A Cossack Bike–in St. Louis
When going for a hike this afternoon outside St. Louis, in the parking lot I pulled in next to a guy driving a Ural motorcycle, complete with sidecar. It looked pretty old school, and I asked the owner when was it made. He said “1999.” I said “looks more like 1949.” To which he replied: “Well, it’s based on a 1939 BMW design.” Apparently the Soviets bought some German bikes in Sweden, smuggled them into the USSR, and reverse engineered them. (La plus ca change.) They were originally built in Moscow and Leningrad, but the factories were moved to Gorky in the Urals to escape the Germans in 1941. All in all, this bike is a microcosm of the history of Soviet/Russian manufacturing; industrial espionage combined with the endurance of obsolete designs.
The subject of the Urals brings to mind another encounter, earlier this week in Houston. (No grass grows under my feet.)

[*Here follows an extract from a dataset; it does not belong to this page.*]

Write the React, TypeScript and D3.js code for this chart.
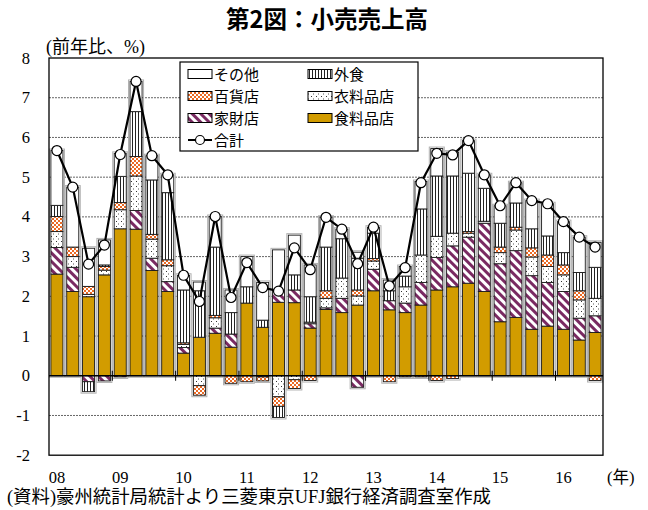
import React from 'react';
import * as d3 from 'd3';

const yearLabels = ['08', '09', '10', '11', '12', '13', '14', '15', '16'];
const categories = yearLabels.flatMap(y => ['Q1', 'Q2', 'Q3', 'Q4'].map(q => `${y}${q}`)).slice(0, 35);

// 食料品店
const food = [2.56, 2.12, 1.99, 2.54, 3.70, 3.69, 2.65, 2.12, 0.57, 0.97, 1.07, 0.72, 1.83, 1.22, 1.85, 1.84, 1.20, 1.67, 1.59, 1.78, 2.14, 1.66, 1.59, 1.78, 2.16, 2.24, 2.33, 2.12, 1.36, 1.47, 1.17, 1.25, 1.17, 0.90, 1.09];
// 家財店
const household = [0.67, 0.61, -0.15, -0.13, -0.03, 0.47, 0.31, 0.25, 0.14, 0, 0.13, 0.33, 0, -0.03, 0.31, 0.32, 0.11, 0.04, 0.36, -0.29, 0.54, 0.23, 0.24, 0.57, 0.82, 1.03, 1.16, 1.72, 1.46, 1.68, 1.35, 1.10, 0.95, 0.55, 0.42];
// 衣料品店
const clothing = [0.40, 0.27, 0.06, 0.12, 0.48, 0.87, 0.48, 0.40, 0.08, -0.25, 0.26, 0, 0, 0, -0.53, -0.10, 0.04, 0.24, 0.51, 0.23, 0.21, 0, 0.41, 0.69, 0.53, 0.32, 0.10, 0.05, 0.28, 0.52, 0.47, 0.40, 0.42, 0.46, 0.44];
// 百貨店
const department = [0.38, 0.24, 0.20, 0.09, 0.18, 0.49, 0.12, 0.15, 0.04, -0.24, 0.06, -0.19, -0.15, -0.10, -0.24, -0.22, -0.12, 0.19, 0, 0.15, 0.06, -0.15, -0.03, -0.03, -0.12, -0.07, 0.04, 0, 0.14, 0.07, 0.23, 0.29, 0.25, 0.23, -0.12];
// 外食
const cafes = [0.28, 0, -0.25, 0.04, 0.66, 1.13, 1.37, 1.69, 1.33, 1.17, 1.72, 0.54, 0.41, 0.18, -0.28, 0.38, 0.64, 1.10, 0.99, 0.80, 0.64, 0.25, 0.27, 1.16, 1.52, 1.44, 1.47, 0.83, 0.60, 0.61, 0.48, 0.48, 0.31, 0.46, 0.78];
// その他
const other = [1.38, 1.51, 0.96, 0.63, 0.58, 0.76, 0.61, 0.45, 0.37, 0.22, 0.77, 0.57, 0.76, 0.95, 1.01, 1.00, 0.80, 0.75, 0.24, 0.15, 0.15, 0.27, 0.24, 0.69, 0.69, 0.60, 0.82, 0.34, 0.44, 0.51, 0.71, 0.81, 0.78, 0.89, 0.63];
// 合計
const total = [5.67, 4.75, 2.81, 3.29, 5.57, 7.41, 5.54, 5.06, 2.53, 1.87, 4.01, 1.97, 2.85, 2.22, 2.13, 3.22, 2.67, 3.99, 3.69, 2.82, 3.74, 2.26, 2.72, 4.86, 5.60, 5.56, 5.92, 5.06, 4.28, 4.86, 4.41, 4.33, 3.88, 3.49, 3.24];

const yTicks = [-2, -1, 0, 1, 2, 3, 4, 5, 6, 7, 8];
const gridValues = [-1, 1, 2, 3, 4, 5, 6, 7];

const JP = '"Noto Sans CJK JP", sans-serif';
const SERIF_JP = '"Liberation Serif", "Noto Sans CJK JP", serif';
const SERIF = '"Liberation Serif", serif';

const keys = ['food', 'household', 'clothing', 'department', 'cafes', 'other'];
const seriesData: Record<string, number[]> = { food, household, clothing, department, cafes, other };
const fills: Record<string, string> = {
  food: '#D29C00',
  household: 'url(#pHouse)',
  clothing: 'url(#pCloth)',
  department: 'url(#pDept)',
  cafes: 'url(#pCafe)',
  other: '#ffffff',
};

export default function App() {
  const left = 49, right = 603, top = 58, bottom = 455.2;
  const x = d3.scaleBand<number>().domain(d3.range(categories.length)).range([left, right]).paddingInner(0.24).paddingOuter(0.12);
  const y = d3.scaleLinear().domain([-2, 8]).range([bottom, top]);
  const bw = x.bandwidth();
  const step = x.step();

  const rows = categories.map((c, i) => {
    const r: any = { cat: c };
    keys.forEach(k => (r[k] = seriesData[k][i]));
    return r;
  });
  const series = d3.stack<any>().keys(keys).offset(d3.stackOffsetDiverging)(rows);
  const extents = categories.map((_, i) => {
    let lo = 0, hi = 0;
    series.forEach(s => { lo = Math.min(lo, s[i][0]); hi = Math.max(hi, s[i][1]); });
    return [lo, hi];
  });
  const line = d3.line<number>().x((_, i) => (x(i) as number) + bw / 2).y(d => y(d));

  const legend = [
    { key: 'other', label: 'その他', col: 0, row: 0 },
    { key: 'cafes', label: '外食', col: 1, row: 0 },
    { key: 'department', label: '百貨店', col: 0, row: 1 },
    { key: 'clothing', label: '衣料品店', col: 1, row: 1 },
    { key: 'household', label: '家財店', col: 0, row: 2 },
    { key: 'food', label: '食料品店', col: 1, row: 2 },
  ];
  const rowY = [74, 96, 118, 140];
  const colX = [188, 308];

  return (
    <svg width={648} height={510} style={{ position: 'absolute', left: 0, top: 0, background: '#fff' }}>
      <defs>
        <pattern id="pCafe" patternUnits="userSpaceOnUse" width={3} height={10}>
          <rect width={3} height={10} fill="#fff" />
          <rect x={0} width={1} height={10} fill="#222" />
        </pattern>
        <pattern id="pDept" patternUnits="userSpaceOnUse" width={4} height={4}>
          <rect width={4} height={4} fill="#EC6A24" />
          <rect x={0} y={0} width={2} height={2} fill="#fff" />
          <rect x={2} y={2} width={2} height={2} fill="#fff" />
        </pattern>
        <pattern id="pCloth" patternUnits="userSpaceOnUse" width={5} height={5}>
          <rect width={5} height={5} fill="#fff" />
          <rect x={1} y={1} width={1} height={1} fill="#333" />
          <rect x={3} y={3.5} width={1} height={1} fill="#555" />
        </pattern>
        <pattern id="pHouse" patternUnits="userSpaceOnUse" width={6} height={6} patternTransform="rotate(-45)">
          <rect width={6} height={6} fill="#fff" />
          <rect x={0} width={3} height={6} fill="#7A2A62" />
        </pattern>
      </defs>

      {/* title */}
      <text x={327} y={28} textAnchor="middle" fontFamily={JP} fontWeight="bold" fontSize={23.5} fill="#000">第2図：小売売上高</text>
      {/* y-axis unit */}
      <text x={46} y={53} fontFamily={SERIF_JP} fontSize={18} fill="#000">(前年比、%)</text>

      {/* grid lines */}
      {gridValues.map(v => (
        <line key={v} x1={left} x2={right} y1={y(v)} y2={y(v)} stroke="#666" strokeWidth={1} strokeDasharray="2,1" />
      ))}

      {/* bar outlines */}
      {categories.map((c, i) => {
        const [lo, hi] = extents[i];
        return (
          <rect key={'o' + c} x={(x(i) as number) - 1.5} width={bw + 3} y={y(hi) - 1.5} height={y(lo) - y(hi) + 3} fill="none" stroke="#b0b0b0" strokeWidth={1} />
        );
      })}
      {series.map(s => (
        <g key={s.key}>
          {s.map((d, i) => {
            const h = Math.abs(y(d[0]) - y(d[1]));
            if (h < 0.01) return null;
            return (
              <rect key={i} x={x(i)} width={bw} y={Math.min(y(d[0]), y(d[1]))} height={h} fill={fills[s.key]} stroke="#1a1a1a" strokeWidth={0.9} />
            );
          })}
        </g>
      ))}

      {/* zero line and year ticks */}
      <line x1={left} x2={right} y1={y(0)} y2={y(0)} stroke="#000" strokeWidth={1.3} />
      {yearLabels.slice(1).map((yl, k) => {
        const bx = (x((k + 1) * 4) as number) - (step - bw) / 2;
        return <line key={yl} x1={bx} x2={bx} y1={y(0) - 5} y2={y(0) + 5} stroke="#000" strokeWidth={1} />;
      })}

      {/* plot border */}
      <rect x={left} y={top} width={right - left} height={bottom - top} fill="none" stroke="#000" strokeWidth={1.3} />

      {/* total line */}
      <path d={line(total) || ''} fill="none" stroke="#000" strokeWidth={2.2} />
      {total.map((v, i) => (
        <circle key={i} cx={(x(i) as number) + bw / 2} cy={y(v)} r={5} fill="#fff" stroke="#000" strokeWidth={1.2} />
      ))}

      {/* y tick labels */}
      {yTicks.map(v => (
        <text key={v} x={30} y={y(v) + 5.5} textAnchor="end" fontFamily={SERIF} fontSize={16.5} fill="#000">{v}</text>
      ))}

      {/* x labels */}
      {yearLabels.map((yl, k) => (
        <text key={yl} x={(x(k * 4) as number) + bw / 2} y={483} textAnchor="middle" fontFamily={SERIF} fontSize={16.5} fill="#000">{yl}</text>
      ))}
      <text x={607} y={483} fontFamily={SERIF_JP} fontSize={16.5} fill="#000">(年)</text>

      {/* legend */}
      <rect x={180} y={62} width={238} height={89} fill="#fff" stroke="#000" strokeWidth={1.2} />
      {legend.map(l => (
        <g key={l.key}>
          <rect x={colX[l.col]} y={rowY[l.row] - 4.5} width={24} height={9} fill={fills[l.key]} stroke="#000" strokeWidth={1} />
          <text x={colX[l.col] + 26} y={rowY[l.row] + 5.5} fontFamily={JP} fontSize={15} fill="#000">{l.label}</text>
        </g>
      ))}
      <line x1={188} x2={212} y1={rowY[3]} y2={rowY[3]} stroke="#000" strokeWidth={2} />
      <circle cx={200} cy={rowY[3]} r={4.5} fill="#fff" stroke="#000" strokeWidth={1.2} />
      <text x={214} y={rowY[3] + 5.5} fontFamily={JP} fontSize={15} fill="#000">合計</text>

      {/* source */}
      <text x={7} y={503} fontFamily={SERIF_JP} fontSize={18.4} fill="#000">(資料)豪州統計局統計より三菱東京UFJ銀行経済調査室作成</text>
    </svg>
  );
}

I met with a Russian guy I’ve known slightly for years. He is a mathematician by training who has a pretty big job in a big bank’s commodity trading business. Anyways, being interested in all things Russian, I asked him where he is from originally. He said: “Siberia.” I asked where in Siberia. He said: “oh, a city you’ve probably never heard of, Yekaterinburg.” I laughed and said I know a good deal about it, because I have a very dear friend from there, and know someone else who had spent a lot of time there while she was adopting her children. He was quite surprised. He told me of how his family–originally from Moscow–came to (then) Sverdlovsk His dad was a ballistics engineer, and he was sent to help build one of the secret military factories in the Uralmash complex. (Uralmash being famous today primarily as the home of the eponymous, and infamous, Russian mafia organization.) He said that they lived in crude barracks during the construction. Most of the laborers had been brought (against their will) from the countryside, and many brought some of their animals with them. He said that for a kid it was wonderful to be around farm animals, but that his mother, a “refined Moscow woman” was understandably distressed.
His memories of Yekaterinburg/Sverdlovsk from Soviet times are somewhat harrowing. He said that “Yekaterinburg suffered every disaster that was visited on the Soviet Union, from the murder of the Czar, to nuclear accidents (with leukemia being the leading cause of death in my era), to the anthrax release, and so on.” He says he reflexively wears a hat in the rain to this day because he had to do that growing up because of the presence of nuclear and toxic fallout in the rain when he was growing up.
Two vignettes of Russia, in the middle of the ???.